# [DATA SECTION]
****************

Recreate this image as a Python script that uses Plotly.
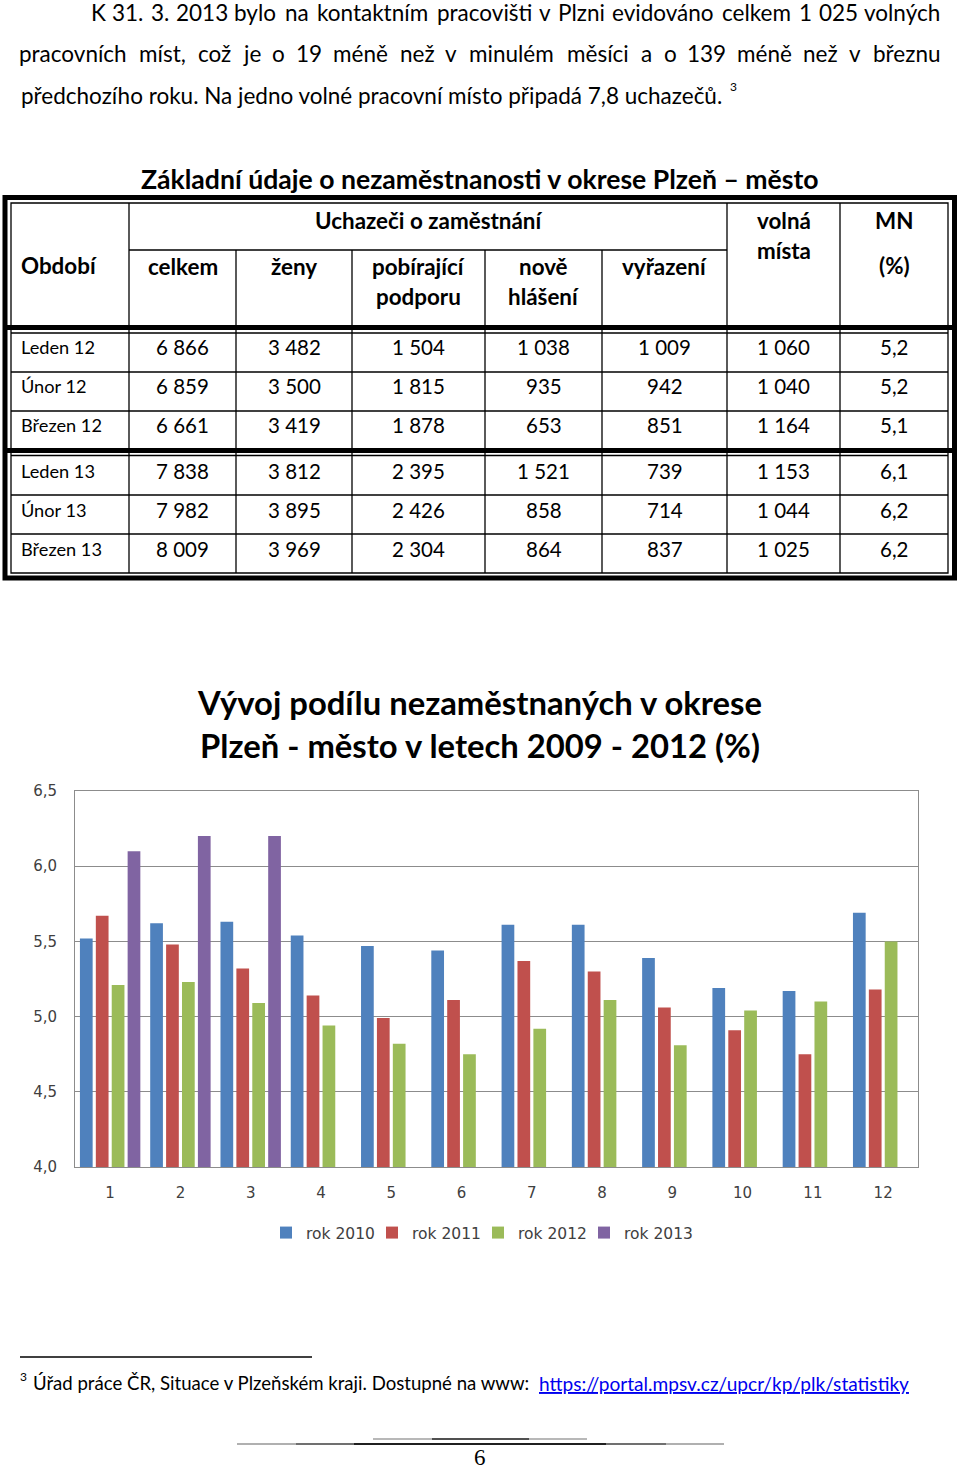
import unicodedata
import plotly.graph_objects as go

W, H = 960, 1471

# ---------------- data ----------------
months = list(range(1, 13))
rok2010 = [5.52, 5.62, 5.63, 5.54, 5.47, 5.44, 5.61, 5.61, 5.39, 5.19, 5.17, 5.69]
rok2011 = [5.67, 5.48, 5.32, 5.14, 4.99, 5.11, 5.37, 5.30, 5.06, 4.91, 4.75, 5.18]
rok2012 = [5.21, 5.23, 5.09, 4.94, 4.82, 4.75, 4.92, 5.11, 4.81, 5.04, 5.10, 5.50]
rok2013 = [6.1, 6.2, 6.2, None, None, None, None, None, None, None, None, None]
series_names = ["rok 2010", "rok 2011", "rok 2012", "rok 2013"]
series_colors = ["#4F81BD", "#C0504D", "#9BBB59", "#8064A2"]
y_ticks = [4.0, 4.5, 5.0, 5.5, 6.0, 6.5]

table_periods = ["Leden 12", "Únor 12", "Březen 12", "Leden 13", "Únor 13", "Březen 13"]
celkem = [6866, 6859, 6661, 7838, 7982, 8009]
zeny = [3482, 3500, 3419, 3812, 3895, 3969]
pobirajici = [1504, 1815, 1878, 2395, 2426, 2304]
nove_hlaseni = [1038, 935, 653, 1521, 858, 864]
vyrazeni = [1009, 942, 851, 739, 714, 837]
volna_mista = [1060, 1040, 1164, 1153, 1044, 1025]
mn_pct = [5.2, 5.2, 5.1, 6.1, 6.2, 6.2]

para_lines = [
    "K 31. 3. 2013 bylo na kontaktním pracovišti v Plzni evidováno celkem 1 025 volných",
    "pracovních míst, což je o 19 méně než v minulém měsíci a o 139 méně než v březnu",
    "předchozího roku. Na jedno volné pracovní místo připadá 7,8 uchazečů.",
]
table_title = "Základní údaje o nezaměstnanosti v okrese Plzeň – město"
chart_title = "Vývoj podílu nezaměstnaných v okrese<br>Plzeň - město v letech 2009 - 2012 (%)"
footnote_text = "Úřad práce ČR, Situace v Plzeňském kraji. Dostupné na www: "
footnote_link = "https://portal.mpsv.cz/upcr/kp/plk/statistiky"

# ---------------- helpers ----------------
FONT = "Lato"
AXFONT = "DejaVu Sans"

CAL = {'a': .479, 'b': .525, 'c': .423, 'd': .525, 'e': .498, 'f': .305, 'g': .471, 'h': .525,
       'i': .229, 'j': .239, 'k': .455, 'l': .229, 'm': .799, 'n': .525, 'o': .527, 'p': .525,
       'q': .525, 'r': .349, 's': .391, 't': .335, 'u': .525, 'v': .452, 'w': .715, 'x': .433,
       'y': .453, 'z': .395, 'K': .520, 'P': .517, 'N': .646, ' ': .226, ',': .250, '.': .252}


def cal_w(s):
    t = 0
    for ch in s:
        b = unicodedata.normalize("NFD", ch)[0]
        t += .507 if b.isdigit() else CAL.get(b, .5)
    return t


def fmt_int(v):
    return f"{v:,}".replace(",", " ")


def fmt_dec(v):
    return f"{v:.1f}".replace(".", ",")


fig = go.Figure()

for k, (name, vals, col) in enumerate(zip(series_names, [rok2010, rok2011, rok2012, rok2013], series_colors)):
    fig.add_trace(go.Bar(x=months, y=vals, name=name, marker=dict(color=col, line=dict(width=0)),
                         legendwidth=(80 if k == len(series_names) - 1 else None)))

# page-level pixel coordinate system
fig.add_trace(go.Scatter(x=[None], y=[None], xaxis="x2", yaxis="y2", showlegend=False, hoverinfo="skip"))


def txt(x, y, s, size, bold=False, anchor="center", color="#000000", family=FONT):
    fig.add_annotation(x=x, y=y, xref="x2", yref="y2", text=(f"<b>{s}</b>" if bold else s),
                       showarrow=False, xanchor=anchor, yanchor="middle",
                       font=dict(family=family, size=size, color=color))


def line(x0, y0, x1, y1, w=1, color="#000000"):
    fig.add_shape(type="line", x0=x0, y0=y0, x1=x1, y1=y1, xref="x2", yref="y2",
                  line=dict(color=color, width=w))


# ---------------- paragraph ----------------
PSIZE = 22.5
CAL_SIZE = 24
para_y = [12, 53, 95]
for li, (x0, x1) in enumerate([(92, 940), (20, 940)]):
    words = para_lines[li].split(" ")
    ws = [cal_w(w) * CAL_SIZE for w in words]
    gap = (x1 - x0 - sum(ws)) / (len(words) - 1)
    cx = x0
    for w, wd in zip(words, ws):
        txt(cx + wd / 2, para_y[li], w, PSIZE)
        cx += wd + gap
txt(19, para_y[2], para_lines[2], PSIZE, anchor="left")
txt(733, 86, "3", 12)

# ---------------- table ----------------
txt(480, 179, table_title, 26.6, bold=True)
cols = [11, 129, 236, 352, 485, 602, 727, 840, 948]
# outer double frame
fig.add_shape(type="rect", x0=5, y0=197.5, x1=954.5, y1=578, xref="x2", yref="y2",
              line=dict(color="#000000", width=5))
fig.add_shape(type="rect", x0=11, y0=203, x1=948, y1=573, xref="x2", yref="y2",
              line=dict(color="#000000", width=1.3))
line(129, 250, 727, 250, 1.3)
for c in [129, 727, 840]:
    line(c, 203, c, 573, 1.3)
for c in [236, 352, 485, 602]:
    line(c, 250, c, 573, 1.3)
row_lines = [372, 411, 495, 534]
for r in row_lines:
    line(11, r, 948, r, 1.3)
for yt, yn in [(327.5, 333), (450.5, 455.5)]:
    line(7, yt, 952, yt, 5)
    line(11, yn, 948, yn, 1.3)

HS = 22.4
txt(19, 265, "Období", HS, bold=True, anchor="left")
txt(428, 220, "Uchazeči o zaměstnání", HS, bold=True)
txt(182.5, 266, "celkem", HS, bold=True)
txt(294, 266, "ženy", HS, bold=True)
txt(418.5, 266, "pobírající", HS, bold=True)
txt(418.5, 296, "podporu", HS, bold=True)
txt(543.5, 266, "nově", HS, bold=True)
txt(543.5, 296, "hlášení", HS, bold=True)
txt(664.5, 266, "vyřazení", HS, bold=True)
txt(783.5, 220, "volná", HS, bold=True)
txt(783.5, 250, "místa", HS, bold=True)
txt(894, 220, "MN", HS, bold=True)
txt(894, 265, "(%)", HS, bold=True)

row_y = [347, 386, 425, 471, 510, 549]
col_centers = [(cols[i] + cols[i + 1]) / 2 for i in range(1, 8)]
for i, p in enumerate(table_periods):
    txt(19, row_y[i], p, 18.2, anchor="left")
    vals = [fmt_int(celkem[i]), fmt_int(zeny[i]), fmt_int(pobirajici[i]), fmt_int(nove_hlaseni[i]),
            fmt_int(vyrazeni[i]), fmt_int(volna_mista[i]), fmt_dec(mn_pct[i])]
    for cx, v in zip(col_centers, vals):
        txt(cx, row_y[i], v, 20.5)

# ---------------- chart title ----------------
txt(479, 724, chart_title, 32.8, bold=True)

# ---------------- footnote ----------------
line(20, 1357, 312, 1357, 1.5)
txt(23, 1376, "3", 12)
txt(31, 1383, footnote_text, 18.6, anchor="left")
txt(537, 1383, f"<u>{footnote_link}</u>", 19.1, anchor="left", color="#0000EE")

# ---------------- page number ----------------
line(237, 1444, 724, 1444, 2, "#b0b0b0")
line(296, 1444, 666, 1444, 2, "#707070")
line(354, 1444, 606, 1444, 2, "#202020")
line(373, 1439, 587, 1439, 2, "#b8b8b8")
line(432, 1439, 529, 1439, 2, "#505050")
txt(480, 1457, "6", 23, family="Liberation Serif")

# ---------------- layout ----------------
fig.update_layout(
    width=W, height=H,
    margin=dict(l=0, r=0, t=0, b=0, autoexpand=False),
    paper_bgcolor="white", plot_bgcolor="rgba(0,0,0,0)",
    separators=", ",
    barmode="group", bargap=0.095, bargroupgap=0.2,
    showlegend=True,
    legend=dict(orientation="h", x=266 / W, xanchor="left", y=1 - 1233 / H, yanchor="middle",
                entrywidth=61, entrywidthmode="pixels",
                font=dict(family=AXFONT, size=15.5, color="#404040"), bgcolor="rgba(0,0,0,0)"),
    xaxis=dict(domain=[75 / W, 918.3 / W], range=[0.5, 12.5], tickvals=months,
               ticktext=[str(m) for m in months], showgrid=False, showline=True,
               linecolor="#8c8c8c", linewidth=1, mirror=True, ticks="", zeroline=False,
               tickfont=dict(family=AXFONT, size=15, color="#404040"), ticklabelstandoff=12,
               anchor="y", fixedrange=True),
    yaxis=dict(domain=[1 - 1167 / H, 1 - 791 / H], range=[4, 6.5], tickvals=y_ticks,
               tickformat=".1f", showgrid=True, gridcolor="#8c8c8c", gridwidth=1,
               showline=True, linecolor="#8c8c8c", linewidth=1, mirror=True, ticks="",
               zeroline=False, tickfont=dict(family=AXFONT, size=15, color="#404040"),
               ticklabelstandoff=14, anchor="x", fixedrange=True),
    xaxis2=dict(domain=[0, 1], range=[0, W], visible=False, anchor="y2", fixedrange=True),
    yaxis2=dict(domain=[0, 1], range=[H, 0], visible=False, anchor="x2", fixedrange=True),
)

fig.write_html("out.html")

****************

# [DIRECTIONS FOR THIS TASK]
Repeat the listing above up to and including the line with "W, H = 960, 1471", starting from its first line. Drop any pictures.

# [RESULT BELOW]
Recreate this image as a Python script that uses Plotly.
import unicodedata
import plotly.graph_objects as go

W, H = 960, 1471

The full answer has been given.